'''
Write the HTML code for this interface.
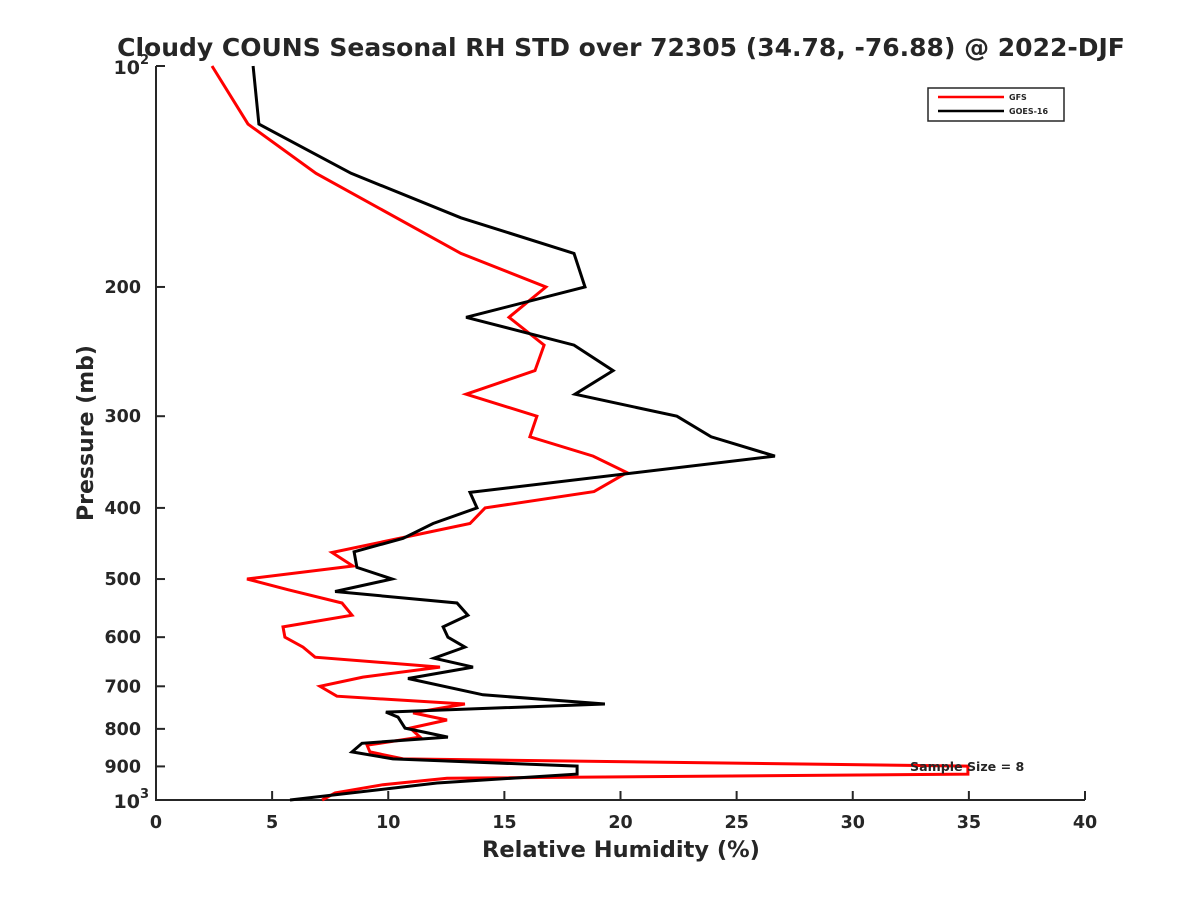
<!DOCTYPE html>
<html><head><meta charset="utf-8"><style>
body{margin:0;background:#fff;}
svg{display:block;font-family:"DejaVu Sans","Liberation Sans",sans-serif;}
text{font-weight:bold;fill:#262626;}
</style></head><body>
<svg id="chart" width="1200" height="900"></svg>
<script>
const xTicks=[0,5,10,15,20,25,30,35,40];
const yTicks=[200,300,400,500,600,700,800,900];
const gfsPressure=[100,120,140,180,200,220,240,260,280,300,320,340,358,380,400,420,460,480,500,517,539,560,581,600,619,639,659,680,700,722,740,761,778,798,821,842,860,879,899,922,934,953,978,1000];
const gfsRH=[2.41,3.96,6.89,13.13,16.79,15.20,16.71,16.32,13.35,16.40,16.10,18.82,20.28,18.86,14.17,13.52,7.58,8.48,3.92,5.68,8.01,8.44,5.47,5.55,6.33,6.85,12.23,8.91,7.06,7.79,13.30,11.07,12.53,10.94,11.37,9.09,9.21,10.64,34.96,34.96,12.53,9.77,7.71,7.15];
const goesPressure=[100,120,140,161,180,200,220,240,260,280,300,320,340,381,400,420,440,459,482,500,520,539,560,581,600,619,641,659,683,719,740,759,771,798,821,837,860,879,899,922,948,1000];
const goesRH=[4.18,4.43,8.40,13.13,18.00,18.47,13.35,18.00,19.68,18.04,22.43,23.90,26.65,13.52,13.82,11.93,10.64,8.53,8.65,10.16,7.71,12.96,13.43,12.36,12.57,13.30,11.97,13.65,10.85,14.08,19.33,9.90,10.42,10.72,12.57,8.87,8.44,10.20,18.13,18.13,12.10,5.77];

const L=156,R=1085,T=66,B=800;
const xs=v=>L+(v-0)/(40-0)*(R-L);
const ys=p=>T+(Math.log10(p)-2)*(B-T);
const NS="http://www.w3.org/2000/svg";
const svg=document.getElementById('chart');
function mk(tag,attrs,parent){const e=document.createElementNS(NS,tag);for(const k in attrs)e.setAttribute(k,attrs[k]);(parent||svg).appendChild(e);return e;}

let t=mk('text',{x:621,y:56,'text-anchor':'middle','font-size':'25',fill:'#000'});
t.textContent='Cloudy COUNS Seasonal RH STD over 72305 (34.78, -76.88) @ 2022-DJF';



let ax=mk('path',{d:`M${L},${T} L${L},${B} L${R},${B}`,stroke:'#262626','stroke-width':'2',fill:'none'});


let tt=mk('line',{x1:L,y1:T,x2:L+9,y2:T,stroke:'#262626','stroke-width':'2'});



xTicks.forEach(v=>{
  const x=xs(v);
  let l=mk('line',{x1:x,y1:B,x2:x,y2:B-9,stroke:'#262626','stroke-width':'2'});
  
  
  let tx=mk('text',{x:x,y:B+28,'text-anchor':'middle','font-size':'17.5'});
  tx.textContent=v;
  
  
});
yTicks.forEach(p=>{
  const y=ys(p);
  let l=mk('line',{x1:L,y1:y,x2:L+9,y2:y,stroke:'#262626','stroke-width':'2'});
  
  
  let tx=mk('text',{x:L-15,y:y+6,'text-anchor':'end','font-size':'17.5'});
  tx.textContent=p;
  
  
});
[[100,'2'],[1000,'3']].forEach(([p,e])=>{
  const y=ys(p);
  let tx=mk('text',{x:L-7,y:y+8,'text-anchor':'end','font-size':'19'});
  tx.innerHTML='10<tspan dy="-10" font-size="13">'+e+'</tspan>';
  
  
});

let xl=mk('text',{x:621,y:857,'text-anchor':'middle','font-size':'22.5'});
xl.textContent='Relative Humidity (%)';


let yl=mk('text',{x:0,y:0,'text-anchor':'middle','font-size':'22',transform:'translate(93,433) rotate(-90)'});
yl.textContent='Pressure (mb)';



function series(pr,vals,color,name){
  const d=pr.map((p,i)=>(i?'L':'M')+xs(vals[i]).toFixed(1)+','+ys(p).toFixed(1)).join(' ');
  let pa=mk('path',{d:d,stroke:color,'stroke-width':'3',fill:'none','stroke-linejoin':'miter'});
  
  
}
series(gfsPressure,gfsRH,'#ff0000','gfs-line');
series(goesPressure,goesRH,'#000000','goes-16-line');

let ss=mk('text',{x:910,y:771,'font-size':'12.6',fill:'#000'});
ss.textContent='Sample Size = 8';



let lg=mk('g',{});


mk('rect',{x:928,y:88,width:136,height:33,fill:'#fff',stroke:'#262626','stroke-width':'1.5'},lg);
let e1=mk('g',{},lg);


mk('line',{x1:938,y1:97,x2:1004,y2:97,stroke:'#ff0000','stroke-width':'2.5'},e1);
let g1=mk('text',{x:1009,y:100,'font-size':'8',fill:'#000'},e1);g1.textContent='GFS';
let e2=mk('g',{},lg);


mk('line',{x1:938,y1:111,x2:1004,y2:111,stroke:'#000','stroke-width':'2.5'},e2);
let g2=mk('text',{x:1009,y:114,'font-size':'8',fill:'#000'},e2);g2.textContent='GOES-16';
</script>
</body></html>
'''
• Stated goal:
Skip every picture and transcribe the data above exactly.

• The output:
Write the HTML code for this interface.
<!DOCTYPE html>
<html><head><meta charset="utf-8"><style>
body{margin:0;background:#fff;}
svg{display:block;font-family:"DejaVu Sans","Liberation Sans",sans-serif;}
text{font-weight:bold;fill:#262626;}
</style></head><body>
<svg id="chart" width="1200" height="900"></svg>
<script>
const xTicks=[0,5,10,15,20,25,30,35,40];
const yTicks=[200,300,400,500,600,700,800,900];
const gfsPressure=[100,120,140,180,200,220,240,260,280,300,320,340,358,380,400,420,460,480,500,517,539,560,581,600,619,639,659,680,700,722,740,761,778,798,821,842,860,879,899,922,934,953,978,1000];
const gfsRH=[2.41,3.96,6.89,13.13,16.79,15.20,16.71,16.32,13.35,16.40,16.10,18.82,20.28,18.86,14.17,13.52,7.58,8.48,3.92,5.68,8.01,8.44,5.47,5.55,6.33,6.85,12.23,8.91,7.06,7.79,13.30,11.07,12.53,10.94,11.37,9.09,9.21,10.64,34.96,34.96,12.53,9.77,7.71,7.15];
const goesPressure=[100,120,140,161,180,200,220,240,260,280,300,320,340,381,400,420,440,459,482,500,520,539,560,581,600,619,641,659,683,719,740,759,771,798,821,837,860,879,899,922,948,1000];
const goesRH=[4.18,4.43,8.40,13.13,18.00,18.47,13.35,18.00,19.68,18.04,22.43,23.90,26.65,13.52,13.82,11.93,10.64,8.53,8.65,10.16,7.71,12.96,13.43,12.36,12.57,13.30,11.97,13.65,10.85,14.08,19.33,9.90,10.42,10.72,12.57,8.87,8.44,10.20,18.13,18.13,12.10,5.77];

const L=156,R=1085,T=66,B=800;
const xs=v=>L+(v-0)/(40-0)*(R-L);
const ys=p=>T+(Math.log10(p)-2)*(B-T);
const NS="http://www.w3.org/2000/svg";
const svg=document.getElementById('chart');
function mk(tag,attrs,parent){const e=document.createElementNS(NS,tag);for(const k in attrs)e.setAttribute(k,attrs[k]);(parent||svg).appendChild(e);return e;}

let t=mk('text',{x:621,y:56,'text-anchor':'middle','font-size':'25',fill:'#000'});
t.textContent='Cloudy COUNS Seasonal RH STD over 72305 (34.78, -76.88) @ 2022-DJF';



let ax=mk('path',{d:`M${L},${T} L${L},${B} L${R},${B}`,stroke:'#262626','stroke-width':'2',fill:'none'});


let tt=mk('line',{x1:L,y1:T,x2:L+9,y2:T,stroke:'#262626','stroke-width':'2'});



xTicks.forEach(v=>{
  const x=xs(v);
  let l=mk('line',{x1:x,y1:B,x2:x,y2:B-9,stroke:'#262626','stroke-width':'2'});
  
  
  let tx=mk('text',{x:x,y:B+28,'text-anchor':'middle','font-size':'17.5'});
  tx.textContent=v;
  
  
});
yTicks.forEach(p=>{
  const y=ys(p);
  let l=mk('line',{x1:L,y1:y,x2:L+9,y2:y,stroke:'#262626','stroke-width':'2'});
  
  
  let tx=mk('text',{x:L-15,y:y+6,'text-anchor':'end','font-size':'17.5'});
  tx.textContent=p;
  
  
});
[[100,'2'],[1000,'3']].forEach(([p,e])=>{
  const y=ys(p);
  let tx=mk('text',{x:L-7,y:y+8,'text-anchor':'end','font-size':'19'});
  tx.innerHTML='10<tspan dy="-10" font-size="13">'+e+'</tspan>';
  
  
});

let xl=mk('text',{x:621,y:857,'text-anchor':'middle','font-size':'22.5'});
xl.textContent='Relative Humidity (%)';


let yl=mk('text',{x:0,y:0,'text-anchor':'middle','font-size':'22',transform:'translate(93,433) rotate(-90)'});
yl.textContent='Pressure (mb)';



function series(pr,vals,color,name){
  const d=pr.map((p,i)=>(i?'L':'M')+xs(vals[i]).toFixed(1)+','+ys(p).toFixed(1)).join(' ');
  let pa=mk('path',{d:d,stroke:color,'stroke-width':'3',fill:'none','stroke-linejoin':'miter'});
  
  
}
series(gfsPressure,gfsRH,'#ff0000','gfs-line');
series(goesPressure,goesRH,'#000000','goes-16-line');

let ss=mk('text',{x:910,y:771,'font-size':'12.6',fill:'#000'});
ss.textContent='Sample Size = 8';



let lg=mk('g',{});


mk('rect',{x:928,y:88,width:136,height:33,fill:'#fff',stroke:'#262626','stroke-width':'1.5'},lg);
let e1=mk('g',{},lg);


mk('line',{x1:938,y1:97,x2:1004,y2:97,stroke:'#ff0000','stroke-width':'2.5'},e1);
let g1=mk('text',{x:1009,y:100,'font-size':'8',fill:'#000'},e1);g1.textContent='GFS';
let e2=mk('g',{},lg);


mk('line',{x1:938,y1:111,x2:1004,y2:111,stroke:'#000','stroke-width':'2.5'},e2);
let g2=mk('text',{x:1009,y:114,'font-size':'8',fill:'#000'},e2);g2.textContent='GOES-16';
</script>
</body></html>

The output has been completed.